When I was six, my grandfather convinced me to go sailing with him. Not just sailing, but racing. It was his passion and he wanted to share it with me. He sailed long skinny boats called Two-Tens and raced every weekend in the summer on the North Shore of Massachusetts.
My grandfather sensed my hesitation to go with him. The whole thing would take up more than half the day, and I was unsure about being any farther from land than a swim away and also about tipping over.
“It’ll be fun,” he told me. “I promise this boat will never flip. It can’t. It is physically impossible.”
So I agreed. And the night before, I lay in bed looking out at the harbor envisioning my first sailing race like this: I’d practice my jokes on the adults during long, quiet, boring stretches, ask them questions about their children or grandchildren, snack on grapes and crackers and maybe drink a soda. I would dip my bare feet in the water let them drag in the cool water. It would be fun.
Here’s what actually happened.

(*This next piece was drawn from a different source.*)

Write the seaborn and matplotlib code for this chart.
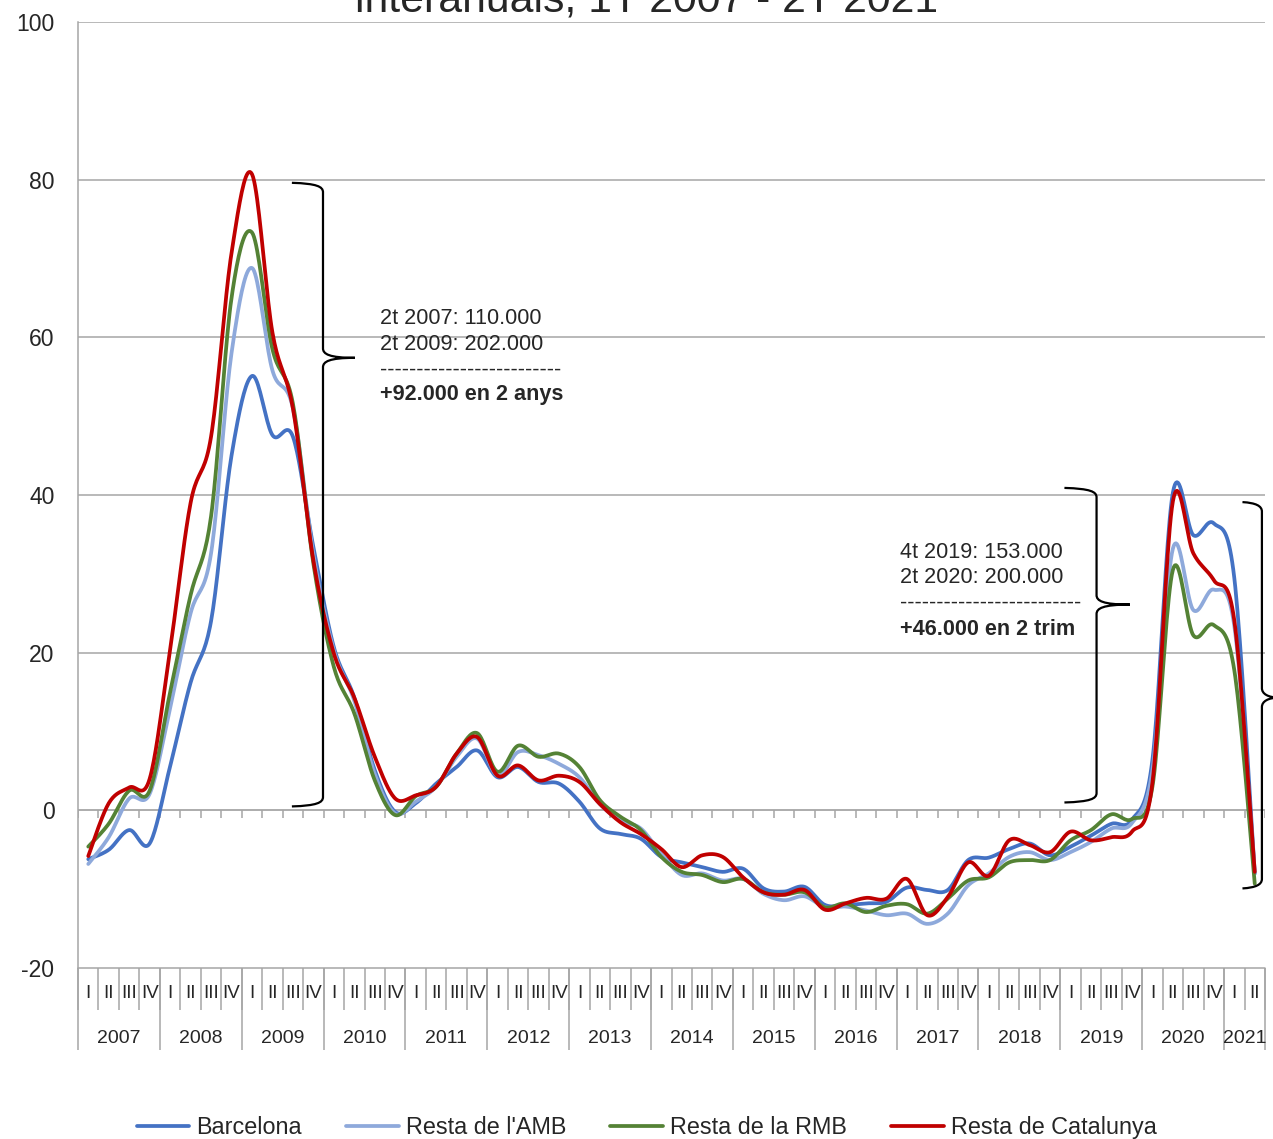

The adults (very competitive sailors as it turned out) screamed at me to get out of the way, to duck my head while we were tacking, to pull, pull, pull on the main line or the mainsail or something and to hurry, hurry, hurry to switch sides from starboard to port or port to starboard. There were no quiet stretches. There was only yelling and unpredictable movements and people stepping over me and sometimes on me. I felt like I was in the midst of a disaster and the men were speaking a language I didn’t understand. I was terrified and spent as much time as possible curled up on a pile of life jackets in the tiny, damp space under the bow.
The wind picked up. Whitecaps appeared on the waves. More yelling. A gust rocked the boat hard and then, CRACK! The mast broke in half and came crashing down on the boat. That’s when I really lost it. I cried the rest of the time as we were towed back to the yacht yard where the boat would be fixed.
Ever since then, I have never wanted to step into a sailboat or any boat for that matter. I have Post Traumatic Sailing Disorder. The ocean scares me.
However, in the novel I’m currently revising, my main character also has a fear of the water and of sailing, for different and probably more compelling reasons. I knew in writing this book that eventually I’d have to get on a sailboat as part of my research because there are several pivotal sailing scenes.
So last weekend, for the first time in about 30 years, I went sailing. Captain Buck of Island Bound Adventures
on Lake Grapevine was a master teacher. “I will never yell,” he said, when I told him about my last experience. He made me take the wheel and gently ribbed my steering as we ended up going in circles a few times. When the boat heeled over to one side as the wind picked up, my entire body tensed as I assumed we’d all end up in the lake. But Captain Buck enthusiastically said, “Now we’re sailing!”
I can’t say that I got over my PTSD with that one outing, but it made me more open to trying again. Speeding across the lake during sunset with only the wind pushing us was peaceful and awe-inspiring, and, even at times, boring. It was a vastly different experience than my last one. Perhaps in my next sailing photo, I will be smiling.